REQUIREMENTS.
Read through the data and report every line in which the word "this" occurs.

DATA EXTRACT.
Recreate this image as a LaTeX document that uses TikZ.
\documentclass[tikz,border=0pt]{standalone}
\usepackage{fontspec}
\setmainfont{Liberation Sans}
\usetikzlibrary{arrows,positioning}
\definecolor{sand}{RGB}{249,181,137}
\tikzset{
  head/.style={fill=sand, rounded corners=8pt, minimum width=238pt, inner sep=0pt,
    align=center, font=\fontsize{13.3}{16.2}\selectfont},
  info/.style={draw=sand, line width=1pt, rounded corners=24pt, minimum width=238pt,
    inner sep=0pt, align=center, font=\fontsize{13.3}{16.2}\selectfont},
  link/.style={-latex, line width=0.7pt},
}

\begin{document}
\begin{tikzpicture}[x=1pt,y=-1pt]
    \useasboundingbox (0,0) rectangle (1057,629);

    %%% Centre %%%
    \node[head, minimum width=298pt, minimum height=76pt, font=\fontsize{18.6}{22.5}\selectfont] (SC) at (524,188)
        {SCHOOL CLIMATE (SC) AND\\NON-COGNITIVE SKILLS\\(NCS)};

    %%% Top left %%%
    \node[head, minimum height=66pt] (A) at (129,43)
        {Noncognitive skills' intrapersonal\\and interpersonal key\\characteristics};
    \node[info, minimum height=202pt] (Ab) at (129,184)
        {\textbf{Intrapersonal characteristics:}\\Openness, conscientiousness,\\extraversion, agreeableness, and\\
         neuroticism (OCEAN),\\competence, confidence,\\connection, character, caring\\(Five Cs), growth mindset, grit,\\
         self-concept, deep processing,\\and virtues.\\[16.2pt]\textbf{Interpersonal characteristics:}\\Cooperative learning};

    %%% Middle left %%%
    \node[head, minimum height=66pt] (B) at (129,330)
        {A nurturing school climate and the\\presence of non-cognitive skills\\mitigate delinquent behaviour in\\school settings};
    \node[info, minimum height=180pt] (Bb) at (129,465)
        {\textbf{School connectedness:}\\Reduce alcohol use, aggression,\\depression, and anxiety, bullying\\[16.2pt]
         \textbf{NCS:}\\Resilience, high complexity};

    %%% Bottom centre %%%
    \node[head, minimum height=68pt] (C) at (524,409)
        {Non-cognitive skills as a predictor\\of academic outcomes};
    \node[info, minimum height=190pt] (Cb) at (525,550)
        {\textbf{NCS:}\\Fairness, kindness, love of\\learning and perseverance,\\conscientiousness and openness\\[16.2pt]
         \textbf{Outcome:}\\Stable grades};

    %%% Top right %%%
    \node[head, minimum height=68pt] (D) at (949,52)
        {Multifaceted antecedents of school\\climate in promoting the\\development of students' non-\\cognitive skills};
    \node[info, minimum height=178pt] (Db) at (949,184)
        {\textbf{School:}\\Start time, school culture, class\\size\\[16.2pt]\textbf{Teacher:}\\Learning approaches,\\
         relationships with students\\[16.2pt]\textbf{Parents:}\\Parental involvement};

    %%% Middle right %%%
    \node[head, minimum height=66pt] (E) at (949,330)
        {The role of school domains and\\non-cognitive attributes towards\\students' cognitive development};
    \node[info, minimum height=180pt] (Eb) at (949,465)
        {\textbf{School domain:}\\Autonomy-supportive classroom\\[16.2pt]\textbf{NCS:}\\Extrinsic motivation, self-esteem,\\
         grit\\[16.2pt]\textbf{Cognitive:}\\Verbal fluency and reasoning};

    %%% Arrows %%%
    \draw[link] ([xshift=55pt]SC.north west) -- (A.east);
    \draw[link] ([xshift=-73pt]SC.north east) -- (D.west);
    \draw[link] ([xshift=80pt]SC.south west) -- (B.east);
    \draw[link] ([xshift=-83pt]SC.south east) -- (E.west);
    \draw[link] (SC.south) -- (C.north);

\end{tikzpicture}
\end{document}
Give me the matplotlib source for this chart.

EXERCISE SOLUTION.
Recreate this image as a LaTeX document that uses TikZ.
Give me the matplotlib source for this chart.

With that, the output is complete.